*Exercise task*:
Your task is to repeat all of the data exactly while excluding the pictures.

*Recorded data*:
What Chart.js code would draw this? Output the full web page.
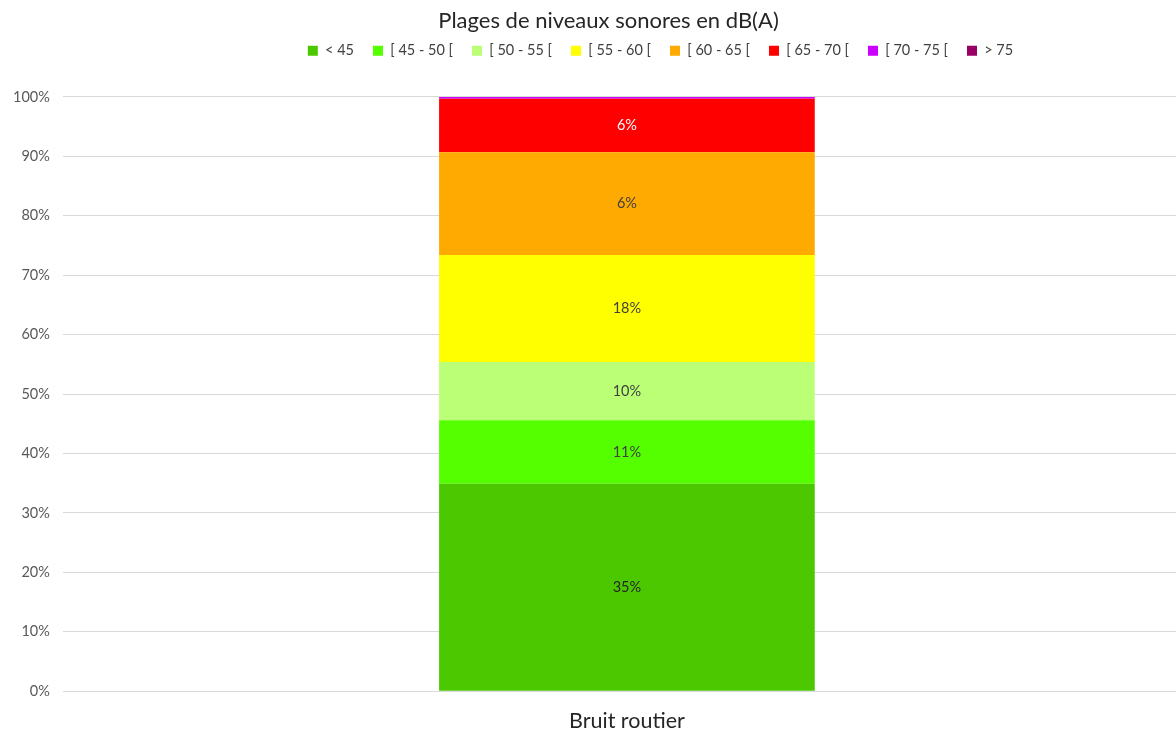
<!DOCTYPE html>
<html>
<head>
<meta charset="utf-8">
<script src="https://cdn.jsdelivr.net/npm/chart.js@4"></script>
<style>
  html, body { margin: 0; padding: 0; background: #fff; overflow: hidden; }
  #wrap { width: 1191px; height: 743px; position: relative; }
</style>
</head>
<body>
<div id="wrap"><canvas id="chart"></canvas></div>
<script>
const categories = ['Bruit routier'];
const seriesNames = ['< 45', '[ 45 - 50 [', '[ 50 - 55 [', '[ 55 - 60 [', '[ 60 - 65 [', '[ 65 - 70 [', '[ 70 - 75 [', '> 75'];
// hauteurs (en %)
const seriesValues = [34.9, 10.7, 9.8, 18.0, 17.3, 9.0, 0.3, 0];
// étiquettes affichées dans les barres
const seriesLabels = ['35%', '11%', '10%', '18%', '6%', '6%', '', ''];
const seriesColors = ['#4cc800', '#55ff00', '#bbff77', '#ffff00', '#ffaa00', '#ff0000', '#cc00ff', '#990066'];
const labelColors = ['#262626', '#404040', '#404040', '#404040', '#404040', '#ffffff', '#404040', '#404040'];
const yTicks = [0, 10, 20, 30, 40, 50, 60, 70, 80, 90, 100];

const FONT = 'Lato, "Open Sans", sans-serif';

// dessine le texte au centre de chaque segment
const barLabels = {
  id: 'barLabels',
  afterDatasetsDraw(chart) {
    const ctx = chart.ctx;
    ctx.save();
    ctx.font = '14.5px ' + FONT;
    ctx.textAlign = 'center';
    ctx.textBaseline = 'middle';
    chart.data.datasets.forEach((ds, i) => {
      const meta = chart.getDatasetMeta(i);
      meta.data.forEach(bar => {
        const text = seriesLabels[i];
        if (!text) return;
        ctx.fillStyle = labelColors[i];
        ctx.fillText(text, bar.x, (bar.y + bar.base) / 2);
      });
    });
    ctx.restore();
  }
};

// plus d'espace sous la légende, et titre / légende décalés comme dans Excel
const legendSpace = {
  id: 'legendSpace',
  beforeInit(chart) {
    const origFit = chart.legend.fit;
    chart.legend.fit = function () {
      origFit.bind(chart.legend)();
      this.height += 29;
    };
  },
  afterLayout(chart) {
    chart.legend.left += 65;
    chart.legend.right += 65;
    chart.titleBlock.left += 13;
    chart.titleBlock.right += 13;
  }
};

new Chart(document.getElementById('chart'), {
  type: 'bar',
  data: {
    labels: categories,
    datasets: seriesNames.map((name, i) => ({
      label: name,
      data: [seriesValues[i]],
      backgroundColor: seriesColors[i],
      borderWidth: 0
    }))
  },
  options: {
    responsive: true,
    maintainAspectRatio: false,
    animation: false,
    layout: { padding: { left: 0, right: 0, top: 8, bottom: 0 } },
    datasets: {
      bar: { categoryPercentage: 1, barPercentage: 0.333 }
    },
    plugins: {
      title: {
        display: true,
        text: 'Plages de niveaux sonores en dB(A)',
        color: '#262626',
        font: { family: FONT, size: 22, weight: 'normal' },
        padding: { top: 0, bottom: -10 }
      },
      legend: {
        position: 'top',
        labels: {
          boxWidth: 10,
          boxHeight: 10,
          color: '#404040',
          font: { family: FONT, size: 14.5 },
          padding: 19
        }
      },
      tooltip: { enabled: false }
    },
    scales: {
      x: {
        stacked: true,
        grid: { display: false },
        border: { display: false },
        ticks: { color: '#262626', padding: 9, font: { family: FONT, size: 21.5 } }
      },
      y: {
        stacked: true,
        min: 0,
        max: 100,
        afterBuildTicks: axis => { axis.ticks = yTicks.map(v => ({ value: v })); },
        grid: { color: '#d9d9d9', lineWidth: 1, drawTicks: false },
        border: { display: false },
        ticks: {
          color: '#595959',
          padding: 13,
          font: { family: FONT, size: 14.5 },
          callback: v => v + '%'
        }
      }
    }
  },
  plugins: [barLabels, legendSpace]
});
</script>
</body>
</html>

*Solution*:
What Chart.js code would draw this? Output the full web page.
<!DOCTYPE html>
<html>
<head>
<meta charset="utf-8">
<script src="https://cdn.jsdelivr.net/npm/chart.js@4"></script>
<style>
  html, body { margin: 0; padding: 0; background: #fff; overflow: hidden; }
  #wrap { width: 1191px; height: 743px; position: relative; }
</style>
</head>
<body>
<div id="wrap"><canvas id="chart"></canvas></div>
<script>
const categories = ['Bruit routier'];
const seriesNames = ['< 45', '[ 45 - 50 [', '[ 50 - 55 [', '[ 55 - 60 [', '[ 60 - 65 [', '[ 65 - 70 [', '[ 70 - 75 [', '> 75'];
// hauteurs (en %)
const seriesValues = [34.9, 10.7, 9.8, 18.0, 17.3, 9.0, 0.3, 0];
// étiquettes affichées dans les barres
const seriesLabels = ['35%', '11%', '10%', '18%', '6%', '6%', '', ''];
const seriesColors = ['#4cc800', '#55ff00', '#bbff77', '#ffff00', '#ffaa00', '#ff0000', '#cc00ff', '#990066'];
const labelColors = ['#262626', '#404040', '#404040', '#404040', '#404040', '#ffffff', '#404040', '#404040'];
const yTicks = [0, 10, 20, 30, 40, 50, 60, 70, 80, 90, 100];

const FONT = 'Lato, "Open Sans", sans-serif';

// dessine le texte au centre de chaque segment
const barLabels = {
  id: 'barLabels',
  afterDatasetsDraw(chart) {
    const ctx = chart.ctx;
    ctx.save();
    ctx.font = '14.5px ' + FONT;
    ctx.textAlign = 'center';
    ctx.textBaseline = 'middle';
    chart.data.datasets.forEach((ds, i) => {
      const meta = chart.getDatasetMeta(i);
      meta.data.forEach(bar => {
        const text = seriesLabels[i];
        if (!text) return;
        ctx.fillStyle = labelColors[i];
        ctx.fillText(text, bar.x, (bar.y + bar.base) / 2);
      });
    });
    ctx.restore();
  }
};

// plus d'espace sous la légende, et titre / légende décalés comme dans Excel
const legendSpace = {
  id: 'legendSpace',
  beforeInit(chart) {
    const origFit = chart.legend.fit;
    chart.legend.fit = function () {
      origFit.bind(chart.legend)();
      this.height += 29;
    };
  },
  afterLayout(chart) {
    chart.legend.left += 65;
    chart.legend.right += 65;
    chart.titleBlock.left += 13;
    chart.titleBlock.right += 13;
  }
};

new Chart(document.getElementById('chart'), {
  type: 'bar',
  data: {
    labels: categories,
    datasets: seriesNames.map((name, i) => ({
      label: name,
      data: [seriesValues[i]],
      backgroundColor: seriesColors[i],
      borderWidth: 0
    }))
  },
  options: {
    responsive: true,
    maintainAspectRatio: false,
    animation: false,
    layout: { padding: { left: 0, right: 0, top: 8, bottom: 0 } },
    datasets: {
      bar: { categoryPercentage: 1, barPercentage: 0.333 }
    },
    plugins: {
      title: {
        display: true,
        text: 'Plages de niveaux sonores en dB(A)',
        color: '#262626',
        font: { family: FONT, size: 22, weight: 'normal' },
        padding: { top: 0, bottom: -10 }
      },
      legend: {
        position: 'top',
        labels: {
          boxWidth: 10,
          boxHeight: 10,
          color: '#404040',
          font: { family: FONT, size: 14.5 },
          padding: 19
        }
      },
      tooltip: { enabled: false }
    },
    scales: {
      x: {
        stacked: true,
        grid: { display: false },
        border: { display: false },
        ticks: { color: '#262626', padding: 9, font: { family: FONT, size: 21.5 } }
      },
      y: {
        stacked: true,
        min: 0,
        max: 100,
        afterBuildTicks: axis => { axis.ticks = yTicks.map(v => ({ value: v })); },
        grid: { color: '#d9d9d9', lineWidth: 1, drawTicks: false },
        border: { display: false },
        ticks: {
          color: '#595959',
          padding: 13,
          font: { family: FONT, size: 14.5 },
          callback: v => v + '%'
        }
      }
    }
  },
  plugins: [barLabels, legendSpace]
});
</script>
</body>
</html>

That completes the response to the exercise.